BEGIN RECORDED INFORMATION
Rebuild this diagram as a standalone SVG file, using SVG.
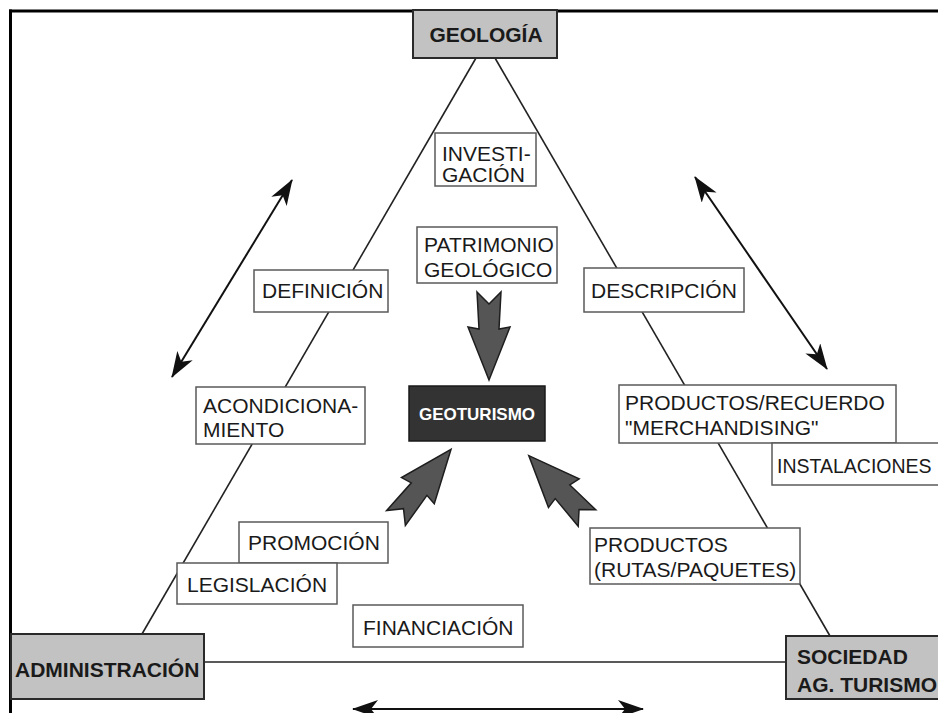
<svg xmlns="http://www.w3.org/2000/svg" width="938" height="713" viewBox="0 0 938 713">
<style>
text{font-family:"Liberation Sans",Arial,sans-serif;fill:#1a1a1a}
.lbl{font-size:21px}
.hd{font-size:21px;font-weight:bold}
.box{fill:#fff;stroke:#5a5a5a;stroke-width:1.5}
.main{fill:#c2c2c2;stroke:#2a2a2a;stroke-width:2}
.ln{stroke:#222;stroke-width:1.6;fill:none}
.dbl{stroke:#111;stroke-width:2;fill:none}
.fat{fill:#555;stroke:#1e1e1e;stroke-width:1.5;stroke-linejoin:miter}
</style>
<defs>
<marker id="ah" viewBox="0 0 26 18" refX="25" refY="9" markerWidth="26" markerHeight="18" markerUnits="userSpaceOnUse" orient="auto-start-reverse">
<path d="M0,0 L26,9 L0,18 L7,9 z" fill="#111"/>
</marker>
<path id="fatarrow" d="M-12,0 L0,12 L12,0 L10,37 L21,35 L0,88 L-21,35 L-10,37 z"/>
</defs>
<rect width="938" height="713" fill="#fff"/>
<g id="frame">
<line x1="9" y1="11" x2="938" y2="11" stroke="#000" stroke-width="3"/>
<line x1="10.5" y1="9.5" x2="10.5" y2="713" stroke="#000" stroke-width="3"/>
</g>
<g id="connectors">
<line class="ln" x1="476" y1="58" x2="142" y2="634"/>
<line class="ln" x1="495" y1="58" x2="830" y2="636"/>
<line class="ln" x1="204" y1="662" x2="786" y2="662"/>
<line class="dbl" x1="292" y1="180" x2="172" y2="377" marker-start="url(#ah)" marker-end="url(#ah)"/>
<line class="dbl" x1="695" y1="177" x2="827" y2="369" marker-start="url(#ah)" marker-end="url(#ah)"/>
<line class="dbl" x1="353" y1="709" x2="643" y2="709" marker-start="url(#ah)" marker-end="url(#ah)"/>
<use href="#fatarrow" class="fat" transform="translate(489,292)"/>
<use href="#fatarrow" class="fat" transform="translate(396,518) rotate(-141.3)"/>
<use href="#fatarrow" class="fat" transform="translate(587,518) rotate(137) scale(1,0.97)"/>
</g>
<g id="geologia">
<rect class="main" x="413" y="10" width="144" height="48"/>
<text class="hd" x="486" y="42" text-anchor="middle">GEOLOGÍA</text>
</g>
<g id="administracion">
<rect class="main" x="11" y="634" width="193" height="65"/>
<text class="hd" x="15" y="677">ADMINISTRACIÓN</text>
</g>
<g id="sociedad">
<rect class="main" x="786" y="636" width="160" height="63"/>
<text class="hd" x="797" y="664">SOCIEDAD</text>
<text class="hd" x="797" y="692">AG. TURISMO</text>
</g>
<g id="geoturismo">
<rect x="409" y="386" width="136" height="55" fill="#333" stroke="#1a1a1a" stroke-width="1.5"/>
<text x="477" y="420" text-anchor="middle" style="font-size:17px;font-weight:bold;fill:#fff">GEOTURISMO</text>
</g>
<g id="investigacion">
<rect class="box" x="435" y="133" width="101" height="53"/>
<text class="lbl" x="442" y="161">INVESTI-</text>
<text class="lbl" x="442" y="182">GACIÓN</text>
</g>
<g id="patrimonio">
<rect class="box" x="417" y="227" width="140" height="56"/>
<text class="lbl" x="424" y="252">PATRIMONIO</text>
<text class="lbl" x="424" y="277">GEOLÓGICO</text>
</g>
<g id="definicion">
<rect class="box" x="254" y="270" width="134" height="42"/>
<text class="lbl" x="262" y="298">DEFINICIÓN</text>
</g>
<g id="descripcion">
<rect class="box" x="584" y="268" width="160" height="44"/>
<text class="lbl" x="591" y="298">DESCRIPCIÓN</text>
</g>
<g id="acondicionamiento">
<rect class="box" x="196" y="387" width="169" height="57"/>
<text class="lbl" x="203" y="413">ACONDICIONA-</text>
<text class="lbl" x="203" y="437">MIENTO</text>
</g>
<g id="productos-recuerdo">
<rect class="box" x="619" y="385" width="277" height="58"/>
<text class="lbl" x="625" y="410">PRODUCTOS/RECUERDO</text>
<text class="lbl" x="625" y="435">"MERCHANDISING"</text>
</g>
<g id="instalaciones">
<rect class="box" x="772" y="443" width="180" height="42"/>
<text x="777" y="473" style="font-size:19.5px">INSTALACIONES</text>
</g>
<g id="productos-rutas">
<rect class="box" x="590" y="528" width="210" height="56"/>
<text class="lbl" x="594" y="552">PRODUCTOS</text>
<text class="lbl" x="594" y="577">(RUTAS/PAQUETES)</text>
</g>
<g id="promocion">
<rect class="box" x="239" y="522" width="149" height="41"/>
<text class="lbl" x="248" y="550">PROMOCIÓN</text>
</g>
<g id="legislacion">
<rect class="box" x="177" y="563" width="160" height="41"/>
<text class="lbl" x="187" y="592">LEGISLACIÓN</text>
</g>
<g id="financiacion">
<rect class="box" x="353" y="605" width="170" height="42"/>
<text class="lbl" x="363" y="635">FINANCIACIÓN</text>
</g>
</svg>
END RECORDED INFORMATION
* [GIVEN PROBLEM] Reproduce the listing exactly. Leave its pictures out.

* [THE SOLUTION]
Rebuild this diagram as a standalone SVG file, using SVG.
<svg xmlns="http://www.w3.org/2000/svg" width="938" height="713" viewBox="0 0 938 713">
<style>
text{font-family:"Liberation Sans",Arial,sans-serif;fill:#1a1a1a}
.lbl{font-size:21px}
.hd{font-size:21px;font-weight:bold}
.box{fill:#fff;stroke:#5a5a5a;stroke-width:1.5}
.main{fill:#c2c2c2;stroke:#2a2a2a;stroke-width:2}
.ln{stroke:#222;stroke-width:1.6;fill:none}
.dbl{stroke:#111;stroke-width:2;fill:none}
.fat{fill:#555;stroke:#1e1e1e;stroke-width:1.5;stroke-linejoin:miter}
</style>
<defs>
<marker id="ah" viewBox="0 0 26 18" refX="25" refY="9" markerWidth="26" markerHeight="18" markerUnits="userSpaceOnUse" orient="auto-start-reverse">
<path d="M0,0 L26,9 L0,18 L7,9 z" fill="#111"/>
</marker>
<path id="fatarrow" d="M-12,0 L0,12 L12,0 L10,37 L21,35 L0,88 L-21,35 L-10,37 z"/>
</defs>
<rect width="938" height="713" fill="#fff"/>
<g id="frame">
<line x1="9" y1="11" x2="938" y2="11" stroke="#000" stroke-width="3"/>
<line x1="10.5" y1="9.5" x2="10.5" y2="713" stroke="#000" stroke-width="3"/>
</g>
<g id="connectors">
<line class="ln" x1="476" y1="58" x2="142" y2="634"/>
<line class="ln" x1="495" y1="58" x2="830" y2="636"/>
<line class="ln" x1="204" y1="662" x2="786" y2="662"/>
<line class="dbl" x1="292" y1="180" x2="172" y2="377" marker-start="url(#ah)" marker-end="url(#ah)"/>
<line class="dbl" x1="695" y1="177" x2="827" y2="369" marker-start="url(#ah)" marker-end="url(#ah)"/>
<line class="dbl" x1="353" y1="709" x2="643" y2="709" marker-start="url(#ah)" marker-end="url(#ah)"/>
<use href="#fatarrow" class="fat" transform="translate(489,292)"/>
<use href="#fatarrow" class="fat" transform="translate(396,518) rotate(-141.3)"/>
<use href="#fatarrow" class="fat" transform="translate(587,518) rotate(137) scale(1,0.97)"/>
</g>
<g id="geologia">
<rect class="main" x="413" y="10" width="144" height="48"/>
<text class="hd" x="486" y="42" text-anchor="middle">GEOLOGÍA</text>
</g>
<g id="administracion">
<rect class="main" x="11" y="634" width="193" height="65"/>
<text class="hd" x="15" y="677">ADMINISTRACIÓN</text>
</g>
<g id="sociedad">
<rect class="main" x="786" y="636" width="160" height="63"/>
<text class="hd" x="797" y="664">SOCIEDAD</text>
<text class="hd" x="797" y="692">AG. TURISMO</text>
</g>
<g id="geoturismo">
<rect x="409" y="386" width="136" height="55" fill="#333" stroke="#1a1a1a" stroke-width="1.5"/>
<text x="477" y="420" text-anchor="middle" style="font-size:17px;font-weight:bold;fill:#fff">GEOTURISMO</text>
</g>
<g id="investigacion">
<rect class="box" x="435" y="133" width="101" height="53"/>
<text class="lbl" x="442" y="161">INVESTI-</text>
<text class="lbl" x="442" y="182">GACIÓN</text>
</g>
<g id="patrimonio">
<rect class="box" x="417" y="227" width="140" height="56"/>
<text class="lbl" x="424" y="252">PATRIMONIO</text>
<text class="lbl" x="424" y="277">GEOLÓGICO</text>
</g>
<g id="definicion">
<rect class="box" x="254" y="270" width="134" height="42"/>
<text class="lbl" x="262" y="298">DEFINICIÓN</text>
</g>
<g id="descripcion">
<rect class="box" x="584" y="268" width="160" height="44"/>
<text class="lbl" x="591" y="298">DESCRIPCIÓN</text>
</g>
<g id="acondicionamiento">
<rect class="box" x="196" y="387" width="169" height="57"/>
<text class="lbl" x="203" y="413">ACONDICIONA-</text>
<text class="lbl" x="203" y="437">MIENTO</text>
</g>
<g id="productos-recuerdo">
<rect class="box" x="619" y="385" width="277" height="58"/>
<text class="lbl" x="625" y="410">PRODUCTOS/RECUERDO</text>
<text class="lbl" x="625" y="435">"MERCHANDISING"</text>
</g>
<g id="instalaciones">
<rect class="box" x="772" y="443" width="180" height="42"/>
<text x="777" y="473" style="font-size:19.5px">INSTALACIONES</text>
</g>
<g id="productos-rutas">
<rect class="box" x="590" y="528" width="210" height="56"/>
<text class="lbl" x="594" y="552">PRODUCTOS</text>
<text class="lbl" x="594" y="577">(RUTAS/PAQUETES)</text>
</g>
<g id="promocion">
<rect class="box" x="239" y="522" width="149" height="41"/>
<text class="lbl" x="248" y="550">PROMOCIÓN</text>
</g>
<g id="legislacion">
<rect class="box" x="177" y="563" width="160" height="41"/>
<text class="lbl" x="187" y="592">LEGISLACIÓN</text>
</g>
<g id="financiacion">
<rect class="box" x="353" y="605" width="170" height="42"/>
<text class="lbl" x="363" y="635">FINANCIACIÓN</text>
</g>
</svg>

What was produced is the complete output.